Tired of the same old cutesy kitty toys designed to reinforce the gendered assumption that girls should be made only of sugar and spice and everything nice?
So, I created Meow Medusa, one badass feminist feline who doesn’t bother with such oppressive binaries. The only thing petty about her is the center of her forehead, which must be stroked at least five times a day.
Tatanka the Bison
This piece was commissioned by scholar,, Howard University professor, and friend Shawna M. Morgan. Based on research I did for this project, I learned that the difference between a bison and a buffalo is that bison are native to North America and parts of Europe, and buffalo are native to south Asia and Africa. Also, physically, bison have shoulder humps, and buffalo do not.

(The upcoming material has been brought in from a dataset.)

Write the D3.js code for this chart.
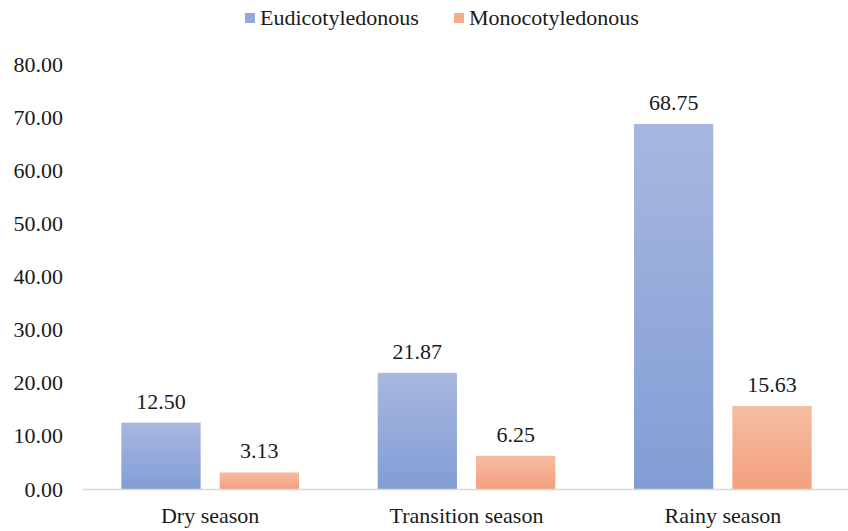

My ignorance, I think, results in no small part from pop culture references to the mythos of the American West that (mis)use buffalo imagery. Noteworthy examples include the line, “Where the buffalo roam,” from classic American western folk song “Home on the Range;” American Gods’s Buffalo Man, and the buffalo symbolism in Westworld season 2. Of course, as colonizer language, both “bison” and “buffalo” post-date indigenous terms like the Lakota word, “tatanka,” which literally means something like “he who owns us.”
Resistance is Fertile Iris
‘Well, then we had the irises, rising beautiful and cool on their tall stalks, like blown glass, like pastel water momentarily frozen in a splash, light blue, light mauve, and the darker ones, velvet and purple, black cat’s ears in the sun, indigo shadow, and the bleeding hearts, so female in shape it was a surprise they’ve not long since been rooted out. There is something subversive about this garden of Serena’s, a sense of buried things bursting upwards, wordlessly, into the light, as if to point, to say: Whatever is silenced will clamor to be heard, though silently.”
~ Margaret Atwood, from The Handmaid’s Tale
Revolution cannot survive on the weeding of justified anger alone. We also need to plant now what we want to see grow in our futures. Enter the Resistance is Fertile amigurumi plant series. The first of the series is the iris. Exemplified by Atwood, irises can be used as metaphors for silent subversion — their very existence a challenge to an oppressive paradigm of female powerlessness.